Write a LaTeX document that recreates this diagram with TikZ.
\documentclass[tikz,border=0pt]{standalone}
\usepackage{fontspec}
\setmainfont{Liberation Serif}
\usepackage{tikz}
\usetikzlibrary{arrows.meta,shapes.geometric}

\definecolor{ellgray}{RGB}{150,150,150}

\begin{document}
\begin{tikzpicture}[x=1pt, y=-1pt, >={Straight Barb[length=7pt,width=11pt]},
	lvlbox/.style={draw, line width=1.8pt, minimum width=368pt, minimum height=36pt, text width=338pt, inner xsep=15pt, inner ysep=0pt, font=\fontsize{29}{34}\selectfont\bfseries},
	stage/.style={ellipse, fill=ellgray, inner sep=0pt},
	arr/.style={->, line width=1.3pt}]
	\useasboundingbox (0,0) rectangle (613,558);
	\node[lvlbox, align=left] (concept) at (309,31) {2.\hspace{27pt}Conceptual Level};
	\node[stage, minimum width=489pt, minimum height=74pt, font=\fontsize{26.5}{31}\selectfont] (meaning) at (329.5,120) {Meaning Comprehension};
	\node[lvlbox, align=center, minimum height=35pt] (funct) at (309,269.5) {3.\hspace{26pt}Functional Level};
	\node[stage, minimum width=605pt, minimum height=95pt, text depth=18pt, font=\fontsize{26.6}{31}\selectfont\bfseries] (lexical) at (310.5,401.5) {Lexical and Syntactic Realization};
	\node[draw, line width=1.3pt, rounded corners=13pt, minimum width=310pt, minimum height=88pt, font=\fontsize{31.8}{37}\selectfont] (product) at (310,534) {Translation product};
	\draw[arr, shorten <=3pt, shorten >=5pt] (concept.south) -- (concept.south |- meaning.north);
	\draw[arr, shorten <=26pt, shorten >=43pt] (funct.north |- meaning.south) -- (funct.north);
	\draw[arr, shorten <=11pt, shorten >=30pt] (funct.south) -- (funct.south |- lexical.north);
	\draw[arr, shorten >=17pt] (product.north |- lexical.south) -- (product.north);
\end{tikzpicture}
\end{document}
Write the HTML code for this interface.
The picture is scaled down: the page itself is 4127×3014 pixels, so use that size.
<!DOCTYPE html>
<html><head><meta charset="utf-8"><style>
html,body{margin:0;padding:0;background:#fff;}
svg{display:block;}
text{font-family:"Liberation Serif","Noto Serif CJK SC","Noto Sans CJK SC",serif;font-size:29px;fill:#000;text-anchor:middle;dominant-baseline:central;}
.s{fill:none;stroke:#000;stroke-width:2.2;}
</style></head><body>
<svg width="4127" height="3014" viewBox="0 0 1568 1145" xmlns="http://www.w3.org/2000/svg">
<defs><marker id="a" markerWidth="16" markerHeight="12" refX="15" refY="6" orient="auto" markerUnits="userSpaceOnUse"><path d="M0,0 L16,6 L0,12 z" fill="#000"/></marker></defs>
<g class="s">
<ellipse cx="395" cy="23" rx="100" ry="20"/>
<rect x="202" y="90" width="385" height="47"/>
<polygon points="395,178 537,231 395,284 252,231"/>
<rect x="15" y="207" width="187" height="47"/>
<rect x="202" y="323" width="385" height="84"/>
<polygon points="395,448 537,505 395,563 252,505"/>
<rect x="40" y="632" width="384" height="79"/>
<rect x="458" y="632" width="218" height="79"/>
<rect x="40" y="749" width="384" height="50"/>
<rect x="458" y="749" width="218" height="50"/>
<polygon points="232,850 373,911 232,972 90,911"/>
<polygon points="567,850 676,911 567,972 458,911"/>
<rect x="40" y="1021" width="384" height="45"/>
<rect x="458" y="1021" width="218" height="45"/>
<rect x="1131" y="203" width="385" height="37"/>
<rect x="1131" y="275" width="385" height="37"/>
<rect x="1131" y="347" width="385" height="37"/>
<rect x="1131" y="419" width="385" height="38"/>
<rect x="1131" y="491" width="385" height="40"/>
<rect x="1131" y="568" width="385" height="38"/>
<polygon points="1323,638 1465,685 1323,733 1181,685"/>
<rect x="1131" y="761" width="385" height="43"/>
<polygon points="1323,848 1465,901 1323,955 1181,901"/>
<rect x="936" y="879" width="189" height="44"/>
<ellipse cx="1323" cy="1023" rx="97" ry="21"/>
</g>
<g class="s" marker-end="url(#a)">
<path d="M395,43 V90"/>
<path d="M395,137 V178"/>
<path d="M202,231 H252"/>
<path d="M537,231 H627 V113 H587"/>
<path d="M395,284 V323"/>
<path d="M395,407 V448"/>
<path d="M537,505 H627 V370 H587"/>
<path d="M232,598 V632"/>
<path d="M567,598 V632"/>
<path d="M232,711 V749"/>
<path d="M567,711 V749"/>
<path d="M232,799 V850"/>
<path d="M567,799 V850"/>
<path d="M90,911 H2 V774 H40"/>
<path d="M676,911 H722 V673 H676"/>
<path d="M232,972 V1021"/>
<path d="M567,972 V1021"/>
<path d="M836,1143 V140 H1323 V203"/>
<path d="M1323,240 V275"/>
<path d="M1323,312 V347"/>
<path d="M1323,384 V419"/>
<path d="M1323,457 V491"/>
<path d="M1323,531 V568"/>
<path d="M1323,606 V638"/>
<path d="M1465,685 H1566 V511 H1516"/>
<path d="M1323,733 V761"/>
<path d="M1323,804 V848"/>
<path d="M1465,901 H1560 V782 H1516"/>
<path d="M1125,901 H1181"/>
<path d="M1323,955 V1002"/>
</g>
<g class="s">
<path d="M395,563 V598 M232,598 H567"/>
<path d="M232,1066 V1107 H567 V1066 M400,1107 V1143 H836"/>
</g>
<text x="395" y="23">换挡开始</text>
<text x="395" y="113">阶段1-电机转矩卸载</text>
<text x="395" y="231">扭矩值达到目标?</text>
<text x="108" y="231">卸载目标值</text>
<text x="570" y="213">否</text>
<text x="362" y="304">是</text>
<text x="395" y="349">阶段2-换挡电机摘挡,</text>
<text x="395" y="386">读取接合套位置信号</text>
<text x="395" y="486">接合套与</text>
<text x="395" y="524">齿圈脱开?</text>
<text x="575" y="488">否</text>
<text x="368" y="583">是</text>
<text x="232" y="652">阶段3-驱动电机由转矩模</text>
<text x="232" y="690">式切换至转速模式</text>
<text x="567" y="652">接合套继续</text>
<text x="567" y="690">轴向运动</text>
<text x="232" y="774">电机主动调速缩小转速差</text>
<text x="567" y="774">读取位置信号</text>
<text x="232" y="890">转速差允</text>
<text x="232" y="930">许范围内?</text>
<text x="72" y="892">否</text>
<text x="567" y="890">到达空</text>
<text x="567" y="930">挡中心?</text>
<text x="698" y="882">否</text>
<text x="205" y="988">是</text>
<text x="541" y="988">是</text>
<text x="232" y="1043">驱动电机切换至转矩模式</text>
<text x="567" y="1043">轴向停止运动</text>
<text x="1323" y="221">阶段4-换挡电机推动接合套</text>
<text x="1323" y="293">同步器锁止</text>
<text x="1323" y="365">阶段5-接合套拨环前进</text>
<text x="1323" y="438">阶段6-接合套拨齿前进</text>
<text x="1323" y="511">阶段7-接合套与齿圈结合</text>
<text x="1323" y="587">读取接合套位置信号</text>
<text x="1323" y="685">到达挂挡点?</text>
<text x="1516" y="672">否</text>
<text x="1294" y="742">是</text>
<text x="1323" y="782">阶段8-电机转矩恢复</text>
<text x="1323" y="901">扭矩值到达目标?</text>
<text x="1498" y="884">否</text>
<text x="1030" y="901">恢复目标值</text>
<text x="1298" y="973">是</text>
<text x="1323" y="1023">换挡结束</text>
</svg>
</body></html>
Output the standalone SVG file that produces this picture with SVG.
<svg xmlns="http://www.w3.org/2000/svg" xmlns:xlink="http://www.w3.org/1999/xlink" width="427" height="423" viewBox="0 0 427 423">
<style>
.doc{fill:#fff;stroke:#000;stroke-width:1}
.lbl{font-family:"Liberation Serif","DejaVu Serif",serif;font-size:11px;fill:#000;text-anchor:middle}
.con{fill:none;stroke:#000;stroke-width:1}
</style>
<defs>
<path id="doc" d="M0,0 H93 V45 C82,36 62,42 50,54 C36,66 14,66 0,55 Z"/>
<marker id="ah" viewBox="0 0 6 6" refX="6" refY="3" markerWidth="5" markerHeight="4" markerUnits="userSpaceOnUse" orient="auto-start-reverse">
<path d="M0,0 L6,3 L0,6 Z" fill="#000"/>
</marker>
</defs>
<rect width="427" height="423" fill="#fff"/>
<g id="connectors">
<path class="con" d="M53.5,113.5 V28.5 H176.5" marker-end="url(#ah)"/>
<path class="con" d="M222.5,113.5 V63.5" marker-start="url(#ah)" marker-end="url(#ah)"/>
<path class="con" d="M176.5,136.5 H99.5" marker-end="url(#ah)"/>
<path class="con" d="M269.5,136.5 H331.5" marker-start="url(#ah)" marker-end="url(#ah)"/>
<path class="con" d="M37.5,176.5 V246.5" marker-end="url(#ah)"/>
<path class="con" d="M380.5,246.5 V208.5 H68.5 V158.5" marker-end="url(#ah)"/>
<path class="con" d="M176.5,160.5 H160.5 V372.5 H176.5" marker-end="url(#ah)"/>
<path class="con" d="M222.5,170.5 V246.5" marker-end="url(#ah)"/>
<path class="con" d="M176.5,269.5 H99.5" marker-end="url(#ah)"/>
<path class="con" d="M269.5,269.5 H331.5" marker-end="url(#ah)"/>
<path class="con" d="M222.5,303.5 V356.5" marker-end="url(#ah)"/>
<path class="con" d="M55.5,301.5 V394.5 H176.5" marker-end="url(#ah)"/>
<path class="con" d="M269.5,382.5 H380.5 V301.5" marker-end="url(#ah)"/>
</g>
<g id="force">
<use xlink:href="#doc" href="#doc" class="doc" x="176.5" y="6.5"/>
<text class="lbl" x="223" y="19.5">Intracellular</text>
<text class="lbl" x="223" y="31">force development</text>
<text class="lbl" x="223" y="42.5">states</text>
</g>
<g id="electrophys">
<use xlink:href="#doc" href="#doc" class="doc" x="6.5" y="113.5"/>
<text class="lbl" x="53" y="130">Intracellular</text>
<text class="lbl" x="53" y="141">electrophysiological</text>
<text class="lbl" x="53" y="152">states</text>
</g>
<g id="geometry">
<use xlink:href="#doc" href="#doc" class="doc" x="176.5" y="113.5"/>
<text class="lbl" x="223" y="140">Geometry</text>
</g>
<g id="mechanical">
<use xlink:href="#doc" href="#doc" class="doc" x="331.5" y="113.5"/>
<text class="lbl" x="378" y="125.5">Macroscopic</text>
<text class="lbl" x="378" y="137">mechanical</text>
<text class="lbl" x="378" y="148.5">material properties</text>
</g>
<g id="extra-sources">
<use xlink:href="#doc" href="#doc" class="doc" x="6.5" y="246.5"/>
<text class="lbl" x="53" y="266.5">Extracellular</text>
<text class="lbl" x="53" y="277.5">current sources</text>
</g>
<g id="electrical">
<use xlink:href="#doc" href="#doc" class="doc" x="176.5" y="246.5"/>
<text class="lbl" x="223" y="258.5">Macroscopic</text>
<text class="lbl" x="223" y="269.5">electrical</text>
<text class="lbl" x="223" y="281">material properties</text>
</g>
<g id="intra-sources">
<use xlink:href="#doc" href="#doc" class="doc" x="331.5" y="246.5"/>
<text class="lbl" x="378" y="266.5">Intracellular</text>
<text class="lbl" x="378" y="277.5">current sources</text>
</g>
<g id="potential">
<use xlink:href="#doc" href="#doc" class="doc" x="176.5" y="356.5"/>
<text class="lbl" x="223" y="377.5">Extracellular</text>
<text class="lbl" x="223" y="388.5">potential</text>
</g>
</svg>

Description of the task —
Using the listing above, gather each line that holds the string "standalone" and copy it.

Exercise response —
\documentclass[tikz,border=0pt]{standalone}
Output the standalone SVG file that produces this picture with SVG.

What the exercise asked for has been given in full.